**WRITTEN REQUEST**
Repeat, exactly and completely, the material that follows. Omit the pictures.
==*==
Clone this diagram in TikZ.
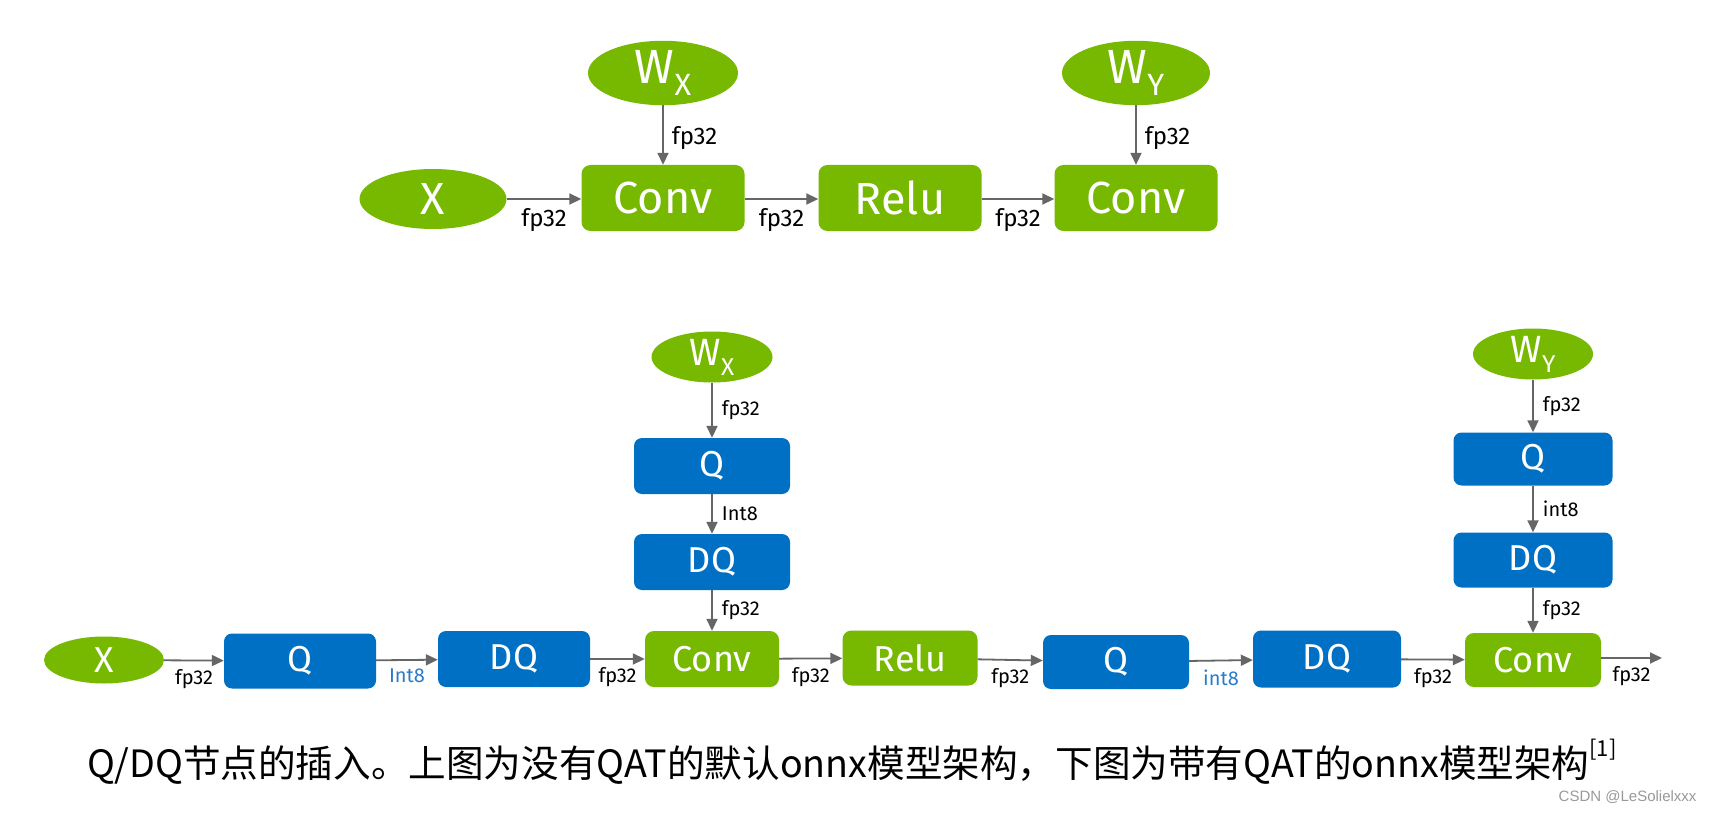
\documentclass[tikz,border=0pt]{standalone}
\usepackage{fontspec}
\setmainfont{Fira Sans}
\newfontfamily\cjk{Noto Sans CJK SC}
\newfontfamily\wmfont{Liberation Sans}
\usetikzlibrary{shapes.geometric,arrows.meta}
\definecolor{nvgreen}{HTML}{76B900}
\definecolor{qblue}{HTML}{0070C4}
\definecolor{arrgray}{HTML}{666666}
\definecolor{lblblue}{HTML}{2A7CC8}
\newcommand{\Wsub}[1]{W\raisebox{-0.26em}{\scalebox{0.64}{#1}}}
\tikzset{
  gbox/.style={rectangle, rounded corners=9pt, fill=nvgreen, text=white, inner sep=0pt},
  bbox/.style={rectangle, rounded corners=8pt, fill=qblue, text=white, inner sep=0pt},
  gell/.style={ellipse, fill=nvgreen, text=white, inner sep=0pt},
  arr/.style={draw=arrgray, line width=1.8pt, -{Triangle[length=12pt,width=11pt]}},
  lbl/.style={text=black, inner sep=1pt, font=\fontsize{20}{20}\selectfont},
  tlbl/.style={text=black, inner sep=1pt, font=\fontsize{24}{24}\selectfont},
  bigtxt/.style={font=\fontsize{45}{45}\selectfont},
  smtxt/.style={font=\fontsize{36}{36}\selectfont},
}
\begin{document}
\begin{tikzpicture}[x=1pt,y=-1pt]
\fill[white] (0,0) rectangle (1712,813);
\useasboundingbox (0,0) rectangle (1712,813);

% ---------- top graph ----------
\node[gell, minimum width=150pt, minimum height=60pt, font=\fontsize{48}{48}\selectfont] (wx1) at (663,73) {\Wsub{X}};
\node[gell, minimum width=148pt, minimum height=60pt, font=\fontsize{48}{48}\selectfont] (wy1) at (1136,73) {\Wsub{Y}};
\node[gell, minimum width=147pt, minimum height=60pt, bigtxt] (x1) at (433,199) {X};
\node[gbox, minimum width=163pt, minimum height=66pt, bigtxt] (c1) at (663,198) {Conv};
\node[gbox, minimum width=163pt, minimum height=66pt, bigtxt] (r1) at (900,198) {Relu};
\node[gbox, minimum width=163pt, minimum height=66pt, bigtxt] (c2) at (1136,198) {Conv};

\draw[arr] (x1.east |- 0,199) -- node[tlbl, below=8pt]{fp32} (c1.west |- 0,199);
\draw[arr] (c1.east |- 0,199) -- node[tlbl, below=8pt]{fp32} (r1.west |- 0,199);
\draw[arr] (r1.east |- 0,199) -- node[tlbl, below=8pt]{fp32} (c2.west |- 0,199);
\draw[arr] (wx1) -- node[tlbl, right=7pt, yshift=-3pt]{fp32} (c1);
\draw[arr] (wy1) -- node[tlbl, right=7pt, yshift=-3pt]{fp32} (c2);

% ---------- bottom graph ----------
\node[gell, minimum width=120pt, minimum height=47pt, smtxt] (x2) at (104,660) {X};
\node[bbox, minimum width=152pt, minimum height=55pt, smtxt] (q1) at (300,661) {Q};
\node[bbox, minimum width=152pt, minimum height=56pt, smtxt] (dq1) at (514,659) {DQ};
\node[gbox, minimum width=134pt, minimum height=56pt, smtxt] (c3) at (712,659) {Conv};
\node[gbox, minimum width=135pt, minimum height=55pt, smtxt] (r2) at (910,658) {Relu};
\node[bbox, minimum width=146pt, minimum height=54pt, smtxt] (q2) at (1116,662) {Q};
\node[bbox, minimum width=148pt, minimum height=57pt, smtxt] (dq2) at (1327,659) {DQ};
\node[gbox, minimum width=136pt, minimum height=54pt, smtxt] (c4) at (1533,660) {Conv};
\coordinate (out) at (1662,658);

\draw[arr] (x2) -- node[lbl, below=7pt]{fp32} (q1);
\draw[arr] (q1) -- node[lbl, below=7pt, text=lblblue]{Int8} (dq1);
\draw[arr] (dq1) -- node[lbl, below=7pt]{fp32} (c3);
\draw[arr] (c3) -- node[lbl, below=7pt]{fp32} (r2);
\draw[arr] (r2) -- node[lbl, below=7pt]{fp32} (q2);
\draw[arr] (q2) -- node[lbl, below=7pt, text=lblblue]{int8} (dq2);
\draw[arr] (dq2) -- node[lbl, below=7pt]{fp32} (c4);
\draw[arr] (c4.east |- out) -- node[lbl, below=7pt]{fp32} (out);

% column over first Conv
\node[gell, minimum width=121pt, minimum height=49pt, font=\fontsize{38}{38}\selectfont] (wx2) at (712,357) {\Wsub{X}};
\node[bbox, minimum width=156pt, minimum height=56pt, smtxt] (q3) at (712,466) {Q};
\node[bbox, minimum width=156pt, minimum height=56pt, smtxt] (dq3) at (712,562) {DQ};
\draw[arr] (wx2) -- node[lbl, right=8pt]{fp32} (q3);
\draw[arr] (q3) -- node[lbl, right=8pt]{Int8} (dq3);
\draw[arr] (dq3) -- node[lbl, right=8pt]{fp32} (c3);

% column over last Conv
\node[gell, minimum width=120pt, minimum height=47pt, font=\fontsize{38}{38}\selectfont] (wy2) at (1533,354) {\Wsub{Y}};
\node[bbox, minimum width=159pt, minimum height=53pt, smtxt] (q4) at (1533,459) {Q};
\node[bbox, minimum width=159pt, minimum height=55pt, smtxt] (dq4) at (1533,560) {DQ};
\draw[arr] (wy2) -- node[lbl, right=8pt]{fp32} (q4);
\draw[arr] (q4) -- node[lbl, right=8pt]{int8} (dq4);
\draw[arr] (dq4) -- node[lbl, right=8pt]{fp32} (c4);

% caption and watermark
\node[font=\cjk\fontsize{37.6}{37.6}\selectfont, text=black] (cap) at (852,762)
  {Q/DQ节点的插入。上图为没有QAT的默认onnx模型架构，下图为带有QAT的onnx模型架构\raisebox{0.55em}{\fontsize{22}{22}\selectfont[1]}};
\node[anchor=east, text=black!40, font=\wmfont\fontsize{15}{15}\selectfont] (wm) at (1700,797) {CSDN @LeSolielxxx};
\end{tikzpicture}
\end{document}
==*==
**TASK RESULT**
Clone this diagram in TikZ.
\documentclass[tikz,border=0pt]{standalone}
\usepackage{fontspec}
\setmainfont{Fira Sans}
\newfontfamily\cjk{Noto Sans CJK SC}
\newfontfamily\wmfont{Liberation Sans}
\usetikzlibrary{shapes.geometric,arrows.meta}
\definecolor{nvgreen}{HTML}{76B900}
\definecolor{qblue}{HTML}{0070C4}
\definecolor{arrgray}{HTML}{666666}
\definecolor{lblblue}{HTML}{2A7CC8}
\newcommand{\Wsub}[1]{W\raisebox{-0.26em}{\scalebox{0.64}{#1}}}
\tikzset{
  gbox/.style={rectangle, rounded corners=9pt, fill=nvgreen, text=white, inner sep=0pt},
  bbox/.style={rectangle, rounded corners=8pt, fill=qblue, text=white, inner sep=0pt},
  gell/.style={ellipse, fill=nvgreen, text=white, inner sep=0pt},
  arr/.style={draw=arrgray, line width=1.8pt, -{Triangle[length=12pt,width=11pt]}},
  lbl/.style={text=black, inner sep=1pt, font=\fontsize{20}{20}\selectfont},
  tlbl/.style={text=black, inner sep=1pt, font=\fontsize{24}{24}\selectfont},
  bigtxt/.style={font=\fontsize{45}{45}\selectfont},
  smtxt/.style={font=\fontsize{36}{36}\selectfont},
}
\begin{document}
\begin{tikzpicture}[x=1pt,y=-1pt]
\fill[white] (0,0) rectangle (1712,813);
\useasboundingbox (0,0) rectangle (1712,813);

% ---------- top graph ----------
\node[gell, minimum width=150pt, minimum height=60pt, font=\fontsize{48}{48}\selectfont] (wx1) at (663,73) {\Wsub{X}};
\node[gell, minimum width=148pt, minimum height=60pt, font=\fontsize{48}{48}\selectfont] (wy1) at (1136,73) {\Wsub{Y}};
\node[gell, minimum width=147pt, minimum height=60pt, bigtxt] (x1) at (433,199) {X};
\node[gbox, minimum width=163pt, minimum height=66pt, bigtxt] (c1) at (663,198) {Conv};
\node[gbox, minimum width=163pt, minimum height=66pt, bigtxt] (r1) at (900,198) {Relu};
\node[gbox, minimum width=163pt, minimum height=66pt, bigtxt] (c2) at (1136,198) {Conv};

\draw[arr] (x1.east |- 0,199) -- node[tlbl, below=8pt]{fp32} (c1.west |- 0,199);
\draw[arr] (c1.east |- 0,199) -- node[tlbl, below=8pt]{fp32} (r1.west |- 0,199);
\draw[arr] (r1.east |- 0,199) -- node[tlbl, below=8pt]{fp32} (c2.west |- 0,199);
\draw[arr] (wx1) -- node[tlbl, right=7pt, yshift=-3pt]{fp32} (c1);
\draw[arr] (wy1) -- node[tlbl, right=7pt, yshift=-3pt]{fp32} (c2);

% ---------- bottom graph ----------
\node[gell, minimum width=120pt, minimum height=47pt, smtxt] (x2) at (104,660) {X};
\node[bbox, minimum width=152pt, minimum height=55pt, smtxt] (q1) at (300,661) {Q};
\node[bbox, minimum width=152pt, minimum height=56pt, smtxt] (dq1) at (514,659) {DQ};
\node[gbox, minimum width=134pt, minimum height=56pt, smtxt] (c3) at (712,659) {Conv};
\node[gbox, minimum width=135pt, minimum height=55pt, smtxt] (r2) at (910,658) {Relu};
\node[bbox, minimum width=146pt, minimum height=54pt, smtxt] (q2) at (1116,662) {Q};
\node[bbox, minimum width=148pt, minimum height=57pt, smtxt] (dq2) at (1327,659) {DQ};
\node[gbox, minimum width=136pt, minimum height=54pt, smtxt] (c4) at (1533,660) {Conv};
\coordinate (out) at (1662,658);

\draw[arr] (x2) -- node[lbl, below=7pt]{fp32} (q1);
\draw[arr] (q1) -- node[lbl, below=7pt, text=lblblue]{Int8} (dq1);
\draw[arr] (dq1) -- node[lbl, below=7pt]{fp32} (c3);
\draw[arr] (c3) -- node[lbl, below=7pt]{fp32} (r2);
\draw[arr] (r2) -- node[lbl, below=7pt]{fp32} (q2);
\draw[arr] (q2) -- node[lbl, below=7pt, text=lblblue]{int8} (dq2);
\draw[arr] (dq2) -- node[lbl, below=7pt]{fp32} (c4);
\draw[arr] (c4.east |- out) -- node[lbl, below=7pt]{fp32} (out);

% column over first Conv
\node[gell, minimum width=121pt, minimum height=49pt, font=\fontsize{38}{38}\selectfont] (wx2) at (712,357) {\Wsub{X}};
\node[bbox, minimum width=156pt, minimum height=56pt, smtxt] (q3) at (712,466) {Q};
\node[bbox, minimum width=156pt, minimum height=56pt, smtxt] (dq3) at (712,562) {DQ};
\draw[arr] (wx2) -- node[lbl, right=8pt]{fp32} (q3);
\draw[arr] (q3) -- node[lbl, right=8pt]{Int8} (dq3);
\draw[arr] (dq3) -- node[lbl, right=8pt]{fp32} (c3);

% column over last Conv
\node[gell, minimum width=120pt, minimum height=47pt, font=\fontsize{38}{38}\selectfont] (wy2) at (1533,354) {\Wsub{Y}};
\node[bbox, minimum width=159pt, minimum height=53pt, smtxt] (q4) at (1533,459) {Q};
\node[bbox, minimum width=159pt, minimum height=55pt, smtxt] (dq4) at (1533,560) {DQ};
\draw[arr] (wy2) -- node[lbl, right=8pt]{fp32} (q4);
\draw[arr] (q4) -- node[lbl, right=8pt]{int8} (dq4);
\draw[arr] (dq4) -- node[lbl, right=8pt]{fp32} (c4);

% caption and watermark
\node[font=\cjk\fontsize{37.6}{37.6}\selectfont, text=black] (cap) at (852,762)
  {Q/DQ节点的插入。上图为没有QAT的默认onnx模型架构，下图为带有QAT的onnx模型架构\raisebox{0.55em}{\fontsize{22}{22}\selectfont[1]}};
\node[anchor=east, text=black!40, font=\wmfont\fontsize{15}{15}\selectfont] (wm) at (1700,797) {CSDN @LeSolielxxx};
\end{tikzpicture}
\end{document}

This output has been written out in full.